Water Purveyor Consolidation

As recently reported, Chapter 27 (Stats. 2015) enacted provisions for the mandatory consolidation of water purveyors. The following provides those provisions in more detail.

The State Water Resources Control Board (State Board) may order the consolidation of a water purveyor within a “disadvantaged community” if the purveyor “consistently fails” to provide an adequate supply of safe drinking water. (Health and Safety Code Section 116682 (a).).  The consolidation may be physical or operational.  The term “consistently fails” is defined to mean “a failure to provide an adequate supply of safe drinking water.”  (Section 116681(c).) Thus, a single failure to provide safe water could trigger the State Board’s jurisdiction.
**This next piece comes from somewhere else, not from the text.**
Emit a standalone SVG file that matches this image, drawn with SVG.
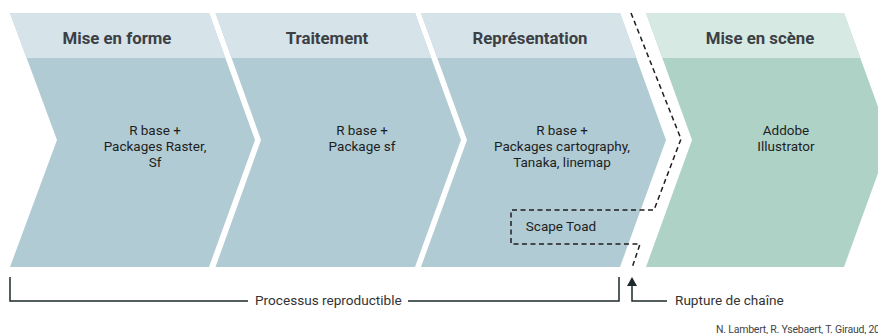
<svg xmlns="http://www.w3.org/2000/svg" width="878" height="334" viewBox="0 0 878 334">
<style>
.body{fill:#b0cbd4}
.head{fill:#d6e3e9}
.gbody{fill:#afd2c7}
.ghead{fill:#d6e9e3}
.title{font-family:Roboto,"Liberation Sans",sans-serif;font-weight:bold;font-size:16.8px;fill:#3b4045;text-anchor:middle}
.txt{font-family:Roboto,"Liberation Sans",sans-serif;font-size:13.5px;fill:#1e1e1e;text-anchor:middle}
.lab{font-family:Roboto,"Liberation Sans",sans-serif;font-size:13.6px;fill:#333}
.dash{fill:none;stroke:#1e1e1e;stroke-width:1.5;stroke-dasharray:5 3.5}
.line{fill:none;stroke:#1e2a2a;stroke-width:1.5}
</style>
<defs>
<clipPath id="hc"><rect x="0" y="13" width="878" height="45"/></clipPath>
</defs>
<g id="node1">
<path class="body" d="M10,13 L209,13 L255,140 L209,267 L10,267 L57,140 Z"/>
<path class="head" clip-path="url(#hc)" d="M10,13 L209,13 L255,140 L209,267 L10,267 L57,140 Z"/>
<text class="title" x="117" y="44">Mise en forme</text>
<text class="txt" x="155" y="135">R base +</text>
<text class="txt" x="155" y="151">Packages Raster,</text>
<text class="txt" x="155" y="167">Sf</text>
</g>
<g id="node2">
<path class="body" d="M215.5,13 L415,13 L461,140 L415,267 L215.5,267 L261,140 Z"/>
<path class="head" clip-path="url(#hc)" d="M215.5,13 L415,13 L461,140 L415,267 L215.5,267 L261,140 Z"/>
<text class="title" x="327" y="44">Traitement</text>
<text class="txt" x="362" y="135">R base +</text>
<text class="txt" x="362" y="151">Package sf</text>
</g>
<g id="node3">
<path class="body" d="M421,13 L620,13 L666,140 L620,267 L421,267 L467,140 Z"/>
<path class="head" clip-path="url(#hc)" d="M421,13 L620,13 L666,140 L620,267 L421,267 L467,140 Z"/>
<text class="title" x="530" y="44">Représentation</text>
<text class="txt" x="562" y="135">R base +</text>
<text class="txt" x="562" y="151">Packages cartography,</text>
<text class="txt" x="562" y="167">Tanaka, linemap</text>
</g>
<g id="node4">
<path class="gbody" d="M646,13 L844,13 L890,140 L844,267 L646,267 L692,140 Z"/>
<path class="ghead" clip-path="url(#hc)" d="M646,13 L844,13 L890,140 L844,267 L646,267 L692,140 Z"/>
<text class="title" x="760" y="44">Mise en scène</text>
<text class="txt" x="786" y="135">Addobe</text>
<text class="txt" x="786" y="151">Illustrator</text>
</g>
<g id="scapetoad">
<text class="txt" x="561" y="231">Scape Toad</text>
</g>
<g id="connectors">
<path class="dash" d="M631,13 L681,139 L654,210 L511,210 L511,244 L640,244 L632,268"/>
<path class="line" d="M10,277 L10,301 L248,301"/>
<path class="line" d="M408,301 L619,301 L619,277"/>
<path class="line" d="M667,301 L632,301 L632,284"/>
<path d="M627,286 L632,277 L637,286 Z" fill="#1e2a2a"/>
</g>
<g id="labels">
<text class="lab" x="255" y="305">Processus reproductible</text>
<text class="lab" x="675" y="305">Rupture de chaîne</text>
<text x="716" y="333" textLength="164" lengthAdjust="spacing" style="font-family:Roboto,'Liberation Sans',sans-serif;font-size:10.5px;fill:#444">N. Lambert, R. Ysebaert, T. Giraud, 20</text>
</g>
</svg>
Prior to ordering consolidation, the State Board must attempt: (1) voluntary consolidation; (2) other enforcement remedies; (3) input of the Local Agency Formation Commission (LAFCO); (4) input from the Public Utilities Commission; (5) input from the land-use agency; (6) notify the potential surviving agency of a deadline to negotiate consolidation; (7) obtain consent of domestic well owners and customers of the agency to be consolidated; and (8) hold at least one public hearing. (Section 116662(b).)  The State Board is to provide the surviving agency with technical assistance and a “financing package that benefits both the receiving water system and the subsumed water system.” However, consolidation does not depend on the consent of the surviving agency.  Similarly, well owners or residents who do not consent are ineligible for grant funding to mitigate a well failure or other emergency.  In other words, the State Board can mandate consolidation.

Prior to actually ordering consolidation, the State Board must make findings: (1) the subsumed water system has ”consistently failed” to provide water service; (2) all reasonable efforts have been made to negotiate consolidation; (3) consolidation is “appropriate in technical and economically feasible;” (4) no pending LAFCO process is likely to resolve the problem; (5) concerns about water rates and water contracts have been ”adequately addressed;” (6) consolidation is the “most effective and cost-effective [sic]” means to provide adequate water; and (7) the connection to accomplish consolidation is limited to serving current customers of the subsumed agency purveyor. (Section 116682(d).)  Since the State Board will have commenced the process, it should have no difficulty making these findings.

After ordering consolidation, the State Board must: (1) make funds available to the surviving water system for processing costs, including legal fees; (2) ensure payment of standard LAFCO fees caused by State Board ordered consolidation; (3) adequately compensate the owners of the subsumed water system for the fair market value of the system; and (4) coordinate with LAFCO and other local agencies to facilitate the change of organization. (Section 116682(d).) The funds to cover costs are not available unless “appropriated by the legislature.”

Since water systems don’t “consistently fail” unless they are substandard, the surviving purveyor has the right to be concerned about liability.  The statute deals with liability in two ways: (1) There is no liability for claims by the subsumed purveyors’ customers for the operation and supply of water, including supplemental imported water during the period of transition to the surviving agency, provided the surviving agency acts in good-faith and makes a reasonable effort to exercise ordinary care; and (2) There’s no liability for water served before the transition.  (Section 116684(b).)  The surviving agency must be concerned about liability because “good faith” and “reasonable effort” can be contested.

The exemptions from liability exist only if:  (1) water supply through a temporary connection meets or exceeds federal and state drinking water standards; (2) reasonable water system flow and pressure is maintained during interim operations; (3) the consolidated system shall maintain or improve the condition, and firefighting support capabilities of the subsumed purveyor during the interim; and (4) customers of the subsumed system receive notice of change in control.  (Section 116684 (e).)  These exemptions from liability do not limit lawsuits by the attorney general, district attorney, city attorney or regulatory agencies.  Nor do they relieve the surviving agency from the obligation to comply with state and federal laws pertaining to drinking water quality.  (Section 116684 (f).)

The authors of this section pointed to the list of small water purveyors applying for state and federal loans and grants.  Applicants for state and federal assistance are encouraged to make the worst-case argument the legislature should have made.  We are aware of only one instance where a small purveyor actually failed and needed to consolidate with another purveyor.  This occurred because the small purveyor was ineligible for state or federal assistance.  A small solution could have been applied to a small problem.  Eligibility rules for state and federal assistance could have been revised.  In the best light, this legislation is a good faith attempt to deal with a misperceived problem. In the worst light, this legislation is part of a larger scheme for the state government to exercise greater control over local water purveyors and avoid making loans or grants.